Should I have my documents ready when the officer approaches the vehicle to make contact?According to Riggen, officers need to see three things during a traffic stop in Vermont: a driver’s license, registration, and proof of car insurance.

Riggen said about half of the stops he’s been involved with see the driver try to gather those three documents before the officer approaches the window and makes contact. But he said police prefer that drivers don’t do that.

“I understand that’s probably what they’re doing, but it always does give me a pause to say: They’re probably looking for their documentation, but are they actually doing something more nefarious?” said Riggen.

Before moving to get documents, drivers should tell officers if there are any guns, knives or other weapons in the vehicle – even if they are being carried legally and aren’t somewhere that documentation is being stored, such as the glove box or center console.

Can I ask why I’m being pulled over and argue the reasoning for the stop?Drivers can ask questions to the officer and should expect, and are deserving, of the officer’s respect, courtesy, and answering of fair questions that are asked.

Riggen said if a driver feels like they were wrongly pulled over, the formal process of appeal should be followed instead of arguing with law enforcement about it during the stop. Information on how to do that will be on the ticket issued.

However, Riggen said if a driver feels like they were treated unfairly or rudely, or were pulled over for discriminatory reasons, they should address it – just with the officer’s superiors and at a later time.

“The more the stop is prolonged, the more likely it is – just from exposure – that there’s going to be a crash,” he said.

Riggen said people should instead contact the agency the officer works for and ask to speak with their supervisor about the situation. While he couldn’t speak for every agency in the state, he said VSP will always allow for members of the public to then review the recording of the encounter with the supervisor.

“Officers who act unprofessionally need to be held accountable, but meanwhile, officers who act professionally don’t deserve to be mislabeled, either,” said Riggen.

Can I record the traffic stop?Riggen said people have the right in Vermont to record audio or video of motor vehicle stops and that officers shouldn’t have an issue with it since most agencies, including VSP, are recording themselves through either dashboard or body-worn cameras anyway. He noted that there’s no reason to be sneaky about it and that drivers can just state that they are going to record while during the interaction.

What about wearing masks?During the COVID-19 pandemic, Riggen said it is the driver’s decision as to if they want to wear a mask or not. He noted that if the operator does want to have a mask on, the officer may ask that it be momentarily pulled down for positive identification.

(1) comment

Mike Hoeflich

I always appreciate law enforcement answer questions like this in order to make interaction with the public go smoother. However, I do have a couple of issues with that he said.

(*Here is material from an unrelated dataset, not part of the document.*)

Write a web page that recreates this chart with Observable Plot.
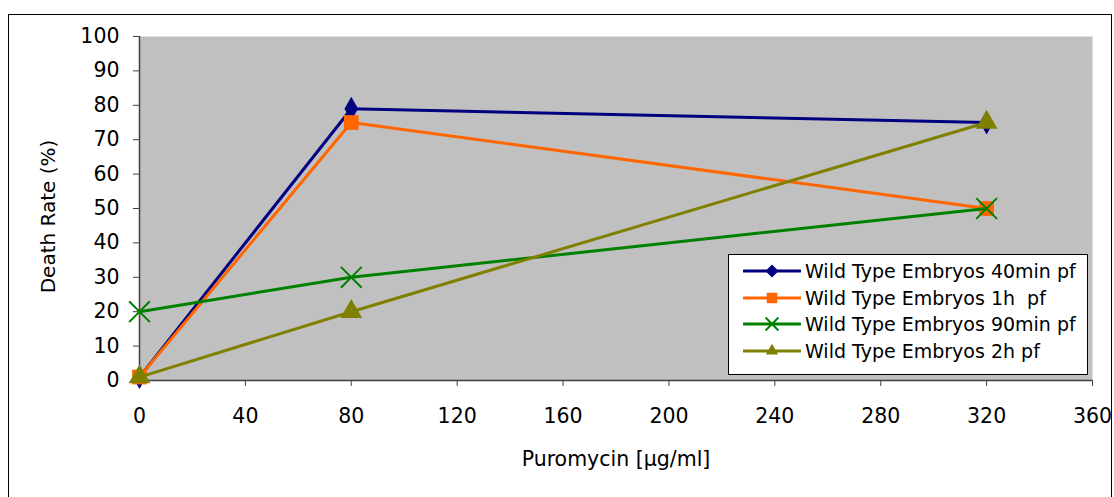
<!DOCTYPE html>
<html><head><meta charset="utf-8">
<script src="https://cdn.jsdelivr.net/npm/d3@7"></script>
<script src="https://cdn.jsdelivr.net/npm/@observablehq/plot@0.6"></script>
<style>
body{margin:0;background:#fff;font-family:"DejaVu Sans",sans-serif;}
#wrap{position:relative;width:1114px;height:497px;overflow:hidden}
#wrap svg{position:absolute;left:0;top:0}
#border{position:absolute;left:8px;top:14px;width:1104px;height:520px;border:1px solid #000;box-sizing:border-box;pointer-events:none}
#legend{position:absolute;left:728px;top:254px;width:360px;height:121px;background:#fff;border:1px solid #000;box-sizing:border-box;padding-top:3px}
.row{height:26.5px;display:flex;align-items:center;font-size:19px;color:#000;white-space:pre}
.row svg{position:static !important;margin-left:14px;margin-right:4px}
</style></head><body><div id="wrap"></div>
<script>
const doses = [0, 80, 320];
const seriesNames = ["Wild Type Embryos 40min pf", "Wild Type Embryos 1h  pf", "Wild Type Embryos 90min pf", "Wild Type Embryos 2h pf"];
const rate40min = [1, 79, 75];
const rate1h = [1, 75, 50];
const rate90min = [20, 30, 50];
const rate2h = [1, 20, 75];
const seriesColors = ["#000080", "#FF6600", "#008000", "#808000"];
const seriesSymbols = ["diamond", "square", "times", "triangle"];
const xTicks = [0, 40, 80, 120, 160, 200, 240, 280, 320, 360];
const yTicks = [0, 10, 20, 30, 40, 50, 60, 70, 80, 90, 100];
const xTitle = "Puromycin [µg/ml]";
const yTitle = "Death Rate (%)";

const allSeries = [rate40min, rate1h, rate90min, rate2h].map((vals, i) => ({
  name: seriesNames[i], color: seriesColors[i], symbol: seriesSymbols[i],
  rows: doses.map((d, j) => ({dose: d, rate: vals[j], series: seriesNames[i]}))
}));

const symR = {diamond: 7.2, square: 8.3, times: 9.5, triangle: 8.1};

const marks = [
  Plot.frame({fill: "#c0c0c0", stroke: null}),
  Plot.axisY({ticks: yTicks, tickSize: 6, tickPadding: 14, fontSize: 20.5, label: null, stroke: "#404040"}),
  Plot.axisX({ticks: xTicks, tickSize: 6, tickPadding: 22, fontSize: 20.5, label: null, stroke: "#404040"}),
  Plot.text([yTitle], {frameAnchor: "left", text: d => d, rotate: -90, dx: -91, dy: 8, fontSize: 20, textAnchor: "middle", fill: "#000"}),
  Plot.text([xTitle], {frameAnchor: "bottom", text: d => d, dy: 85, fontSize: 20.5, textAnchor: "middle", fill: "#000"}),
  Plot.ruleX([0], {stroke: "#404040", strokeWidth: 1.5}),
  Plot.ruleY([0], {stroke: "#404040", strokeWidth: 1.5})
];
for (const s of allSeries) {
  marks.push(Plot.line(s.rows, {x: "dose", y: "rate", stroke: s.color, strokeWidth: 3}));
  if (s.symbol === "times") {
    marks.push(Plot.dot(s.rows, {x: "dose", y: "rate", symbol: s.symbol, stroke: s.color, strokeWidth: 2, r: symR[s.symbol]}));
  } else {
    marks.push(Plot.dot(s.rows, {x: "dose", y: "rate", symbol: s.symbol, fill: s.color, stroke: null, r: symR[s.symbol]}));
  }
}

const chart = Plot.plot({
  width: 1114, height: 497,
  marginLeft: 139, marginRight: 22, marginTop: 36, marginBottom: 117,
  style: {fontFamily: "DejaVu Sans", fontSize: "20.5px", color: "#000", background: "transparent", overflow: "visible"},
  x: {domain: [0, 360]},
  y: {domain: [0, 100]},
  marks
});

const wrap = document.getElementById("wrap");
wrap.appendChild(chart);

// legend
const legend = document.createElement("div");
legend.id = "legend";
for (const s of allSeries) {
  const row = document.createElement("div");
  row.className = "row";
  const sw = d3.create("svg").attr("width", 58).attr("height", 20);
  sw.append("line").attr("x1", 1).attr("x2", 57).attr("y1", 10).attr("y2", 10).attr("stroke", s.color).attr("stroke-width", 3).attr("stroke-linecap", "round");
  const symMap = {diamond: d3.symbolDiamond2, square: d3.symbolSquare, times: d3.symbolTimes, triangle: d3.symbolTriangle2};
  const path = sw.append("path").attr("transform", "translate(29,10)").attr("d", d3.symbol(symMap[s.symbol], 110)());
  if (s.symbol === "times") path.attr("fill", "none").attr("stroke", s.color).attr("stroke-width", 2);
  else path.attr("fill", s.color);
  row.appendChild(sw.node());
  row.appendChild(document.createTextNode(s.name));
  legend.appendChild(row);
}
wrap.appendChild(legend);
const border = document.createElement("div");
border.id = "border";
wrap.appendChild(border);
</script>
</body></html>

First, an individual has the right to no answer questions (invoke 5th amendment) at any time, even on something as simple as a traffic stop. The trooper made it sound like that could make the situation awkward, because it's out of the norm. Utilizing your Constitutional rights shouldn't be awkward to the police. It seems that both LEOs and motorists talk too much, as a whole, on traffic stops already. Why does an officer need to know where the motorist is going and where they came from? Why do officers ask the driver, "do you know why I pulled you over?" If the officer doesn't know, then the driver should be allowed to be on their way. If officers are worried about their safety along the side of the road, the interaction should be short and efficient.

Second, regarding the driver recording the interaction; there is ZERO requirement for a driver or passenger to alert the officer to a recording. This is a one-party state that does not require consent.

Lastly, if a motorist requests camera footage of a stop, they merely need to file a public information request (FOIA) to get that footage.